The feedback turned out not to be what Jerry expected; in fact, he did not like the results. Jerry assessed his leadership skills quite differently than the survey responders did. While he saw himself as open to other people’s ideas, the responders reported him to be autocratic and controlling. What Jerry saw as honesty and commitment to the growth of his staff and the organization came across to the feedback providers as arrogance and a tendency to be overly critical.

This assessment gave Jerry a significant growth opportunity, but, like many people who dislike the responses to their requests for comment, Jerry discounted the survey results. He told himself that the responders misunderstood the instrument, that they saw him inaccurately and that the results did not reflect his true leadership persona. He blocked his opportunity for growth by rationalizing away the unexpectedly negative feedback.

Receiving feedback, especially negative feedback that clashes with our self-perceptions, can be difficult. Frequently I hear leaders say they want honest feedback then see them react badly when they get it. Their negative reactions shut down the communications channels, thereby eliminating opportunities for future input. Some organizational cultures demonstrate such aversion to feedback regarding leaders that employees fear negative repercussions to frank expression of opinion, even when their responses are supposedly confidential. This type of feedback-adverse culture inhibits leaders’ and organizations’ progress and success.
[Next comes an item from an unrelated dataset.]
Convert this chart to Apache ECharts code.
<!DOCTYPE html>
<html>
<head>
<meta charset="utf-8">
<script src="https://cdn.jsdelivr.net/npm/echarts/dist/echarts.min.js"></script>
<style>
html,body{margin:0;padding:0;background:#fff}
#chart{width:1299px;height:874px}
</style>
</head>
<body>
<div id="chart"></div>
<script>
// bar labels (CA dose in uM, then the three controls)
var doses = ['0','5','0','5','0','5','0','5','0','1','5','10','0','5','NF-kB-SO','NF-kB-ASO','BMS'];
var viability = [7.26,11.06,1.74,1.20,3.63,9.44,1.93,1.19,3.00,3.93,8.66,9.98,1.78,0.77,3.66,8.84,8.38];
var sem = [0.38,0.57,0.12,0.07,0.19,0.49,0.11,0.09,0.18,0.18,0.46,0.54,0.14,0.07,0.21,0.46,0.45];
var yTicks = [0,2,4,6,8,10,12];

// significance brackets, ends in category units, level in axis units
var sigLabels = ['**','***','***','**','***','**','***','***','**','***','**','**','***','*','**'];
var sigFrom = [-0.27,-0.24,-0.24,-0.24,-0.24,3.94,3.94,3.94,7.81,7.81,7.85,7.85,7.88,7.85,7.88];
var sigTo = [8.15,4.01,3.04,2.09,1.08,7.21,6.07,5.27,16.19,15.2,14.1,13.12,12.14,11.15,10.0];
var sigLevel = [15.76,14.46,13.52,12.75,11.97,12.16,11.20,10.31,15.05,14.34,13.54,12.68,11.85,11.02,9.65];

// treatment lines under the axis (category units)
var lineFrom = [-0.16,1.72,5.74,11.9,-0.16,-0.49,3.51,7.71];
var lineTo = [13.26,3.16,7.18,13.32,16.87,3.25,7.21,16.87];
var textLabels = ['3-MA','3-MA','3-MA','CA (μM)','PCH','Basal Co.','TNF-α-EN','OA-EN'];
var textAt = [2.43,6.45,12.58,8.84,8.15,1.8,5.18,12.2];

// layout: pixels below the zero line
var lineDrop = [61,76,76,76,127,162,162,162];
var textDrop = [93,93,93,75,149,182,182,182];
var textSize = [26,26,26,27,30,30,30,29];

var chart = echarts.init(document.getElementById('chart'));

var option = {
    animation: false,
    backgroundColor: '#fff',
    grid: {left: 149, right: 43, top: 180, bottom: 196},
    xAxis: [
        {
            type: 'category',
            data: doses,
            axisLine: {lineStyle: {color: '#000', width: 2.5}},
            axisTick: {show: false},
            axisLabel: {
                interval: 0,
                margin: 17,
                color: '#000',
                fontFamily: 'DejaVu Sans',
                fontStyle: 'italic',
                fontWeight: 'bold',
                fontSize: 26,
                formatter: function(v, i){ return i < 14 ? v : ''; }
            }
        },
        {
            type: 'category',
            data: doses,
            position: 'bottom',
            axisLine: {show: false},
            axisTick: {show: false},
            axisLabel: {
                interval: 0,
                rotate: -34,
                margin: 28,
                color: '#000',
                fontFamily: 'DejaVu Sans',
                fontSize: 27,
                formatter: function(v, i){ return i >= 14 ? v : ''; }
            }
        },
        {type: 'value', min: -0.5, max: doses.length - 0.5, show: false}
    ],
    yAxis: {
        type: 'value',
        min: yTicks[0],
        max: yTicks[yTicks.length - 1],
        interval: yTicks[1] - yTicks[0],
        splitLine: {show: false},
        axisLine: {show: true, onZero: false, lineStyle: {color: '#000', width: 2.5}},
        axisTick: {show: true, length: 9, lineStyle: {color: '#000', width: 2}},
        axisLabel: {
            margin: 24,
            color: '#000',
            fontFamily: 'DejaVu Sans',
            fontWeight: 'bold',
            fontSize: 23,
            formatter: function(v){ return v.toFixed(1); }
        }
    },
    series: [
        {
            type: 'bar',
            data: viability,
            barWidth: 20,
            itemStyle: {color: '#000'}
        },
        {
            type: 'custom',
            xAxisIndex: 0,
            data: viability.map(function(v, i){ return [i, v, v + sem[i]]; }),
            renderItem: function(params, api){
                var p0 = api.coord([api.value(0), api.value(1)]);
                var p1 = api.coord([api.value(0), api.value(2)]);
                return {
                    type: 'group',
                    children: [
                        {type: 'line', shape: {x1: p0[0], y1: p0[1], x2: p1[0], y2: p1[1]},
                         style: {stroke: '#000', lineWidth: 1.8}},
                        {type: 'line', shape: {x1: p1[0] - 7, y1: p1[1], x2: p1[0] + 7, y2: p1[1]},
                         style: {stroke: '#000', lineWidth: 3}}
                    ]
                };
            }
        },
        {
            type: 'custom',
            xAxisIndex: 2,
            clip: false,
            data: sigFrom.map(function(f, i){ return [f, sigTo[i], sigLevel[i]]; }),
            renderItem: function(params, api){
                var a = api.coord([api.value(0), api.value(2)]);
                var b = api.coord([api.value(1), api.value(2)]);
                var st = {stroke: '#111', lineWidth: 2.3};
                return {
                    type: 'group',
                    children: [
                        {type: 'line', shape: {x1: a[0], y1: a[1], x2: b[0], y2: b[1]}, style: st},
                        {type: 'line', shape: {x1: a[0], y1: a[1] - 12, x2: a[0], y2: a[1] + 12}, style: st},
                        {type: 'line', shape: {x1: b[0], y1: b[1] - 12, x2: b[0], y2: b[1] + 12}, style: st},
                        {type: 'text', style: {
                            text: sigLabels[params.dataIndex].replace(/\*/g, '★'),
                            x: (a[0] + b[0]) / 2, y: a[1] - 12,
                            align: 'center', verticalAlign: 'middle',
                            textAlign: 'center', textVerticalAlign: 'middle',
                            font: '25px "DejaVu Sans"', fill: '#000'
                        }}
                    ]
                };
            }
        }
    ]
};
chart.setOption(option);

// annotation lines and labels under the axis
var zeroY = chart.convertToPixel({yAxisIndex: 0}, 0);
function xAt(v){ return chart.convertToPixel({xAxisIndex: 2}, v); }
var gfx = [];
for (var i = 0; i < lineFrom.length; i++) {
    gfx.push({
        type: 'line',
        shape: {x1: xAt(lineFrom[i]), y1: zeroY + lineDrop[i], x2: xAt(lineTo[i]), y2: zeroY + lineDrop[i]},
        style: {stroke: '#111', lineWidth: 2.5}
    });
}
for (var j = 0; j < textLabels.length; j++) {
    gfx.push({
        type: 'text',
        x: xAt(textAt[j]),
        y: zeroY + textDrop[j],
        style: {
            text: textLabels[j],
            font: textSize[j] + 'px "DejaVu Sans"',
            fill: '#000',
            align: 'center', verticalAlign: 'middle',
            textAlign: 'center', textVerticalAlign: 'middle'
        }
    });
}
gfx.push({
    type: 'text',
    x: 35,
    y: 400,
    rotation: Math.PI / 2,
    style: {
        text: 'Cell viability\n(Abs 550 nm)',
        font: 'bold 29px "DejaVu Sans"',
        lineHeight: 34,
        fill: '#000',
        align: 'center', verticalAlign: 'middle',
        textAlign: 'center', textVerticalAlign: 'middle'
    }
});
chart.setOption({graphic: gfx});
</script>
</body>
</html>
Fortunately, Jerry spent some time thinking objectively about the information our survey produced. He worked through his initial response, moved beyond his bias and carefully evaluated the feedback. He learned to acknowledge it as constructive criticism even though he did not like it, and to recognize the growth opportunity it presented.

As Jerry opened himself up to hearing what others had to say about his job performance, he found ways to behave differently. Most importantly, his newfound understanding of his own reaction to the 360 process showed him how he had reacted similarly when people presented ideas that did not fit his way of doing things. Jerry realized that his behavior had created an environment that not only discouraged the honesty he claimed to want, but that in fact punished people whose methods clashed with his own.

Honest feedback provides leaders with valuable opportunities to grow. The more open we are to frank comment, the more quickly we grow. Remember, though, that not all feedback is necessarily valid. I tell clients it is like cooked spaghetti thrown against a wall: some strands stick and some do not. Take what constructive criticism is valuable for you and leave the rest behind, but be careful not to discard anything before you take time to consider it. If you react strongly against a piece of feedback, think carefully about that piece. It may have touched a nerve.

* Are you eager to hear honest feedback?
* Do you communicate this desire to the people around you?
* Are you open to the constructive feedback you receive?
* Do you become defensive when you hear honest feedback? Be honest with yourself.
* What changes will make it easier for you to hear feedback?
* Does your organizational culture encourage and reward honest feedback?
* Does your organizational culture make honesty difficult?
* What changes will make it easier for the people in your organization provide honest feedback?

Feedback is a gift you receive from the provider. Negative feedback rarely is easy to give, so even if you do not like what you hear, be sure to appreciate the giver’s honesty and to thank the person for being honest with you.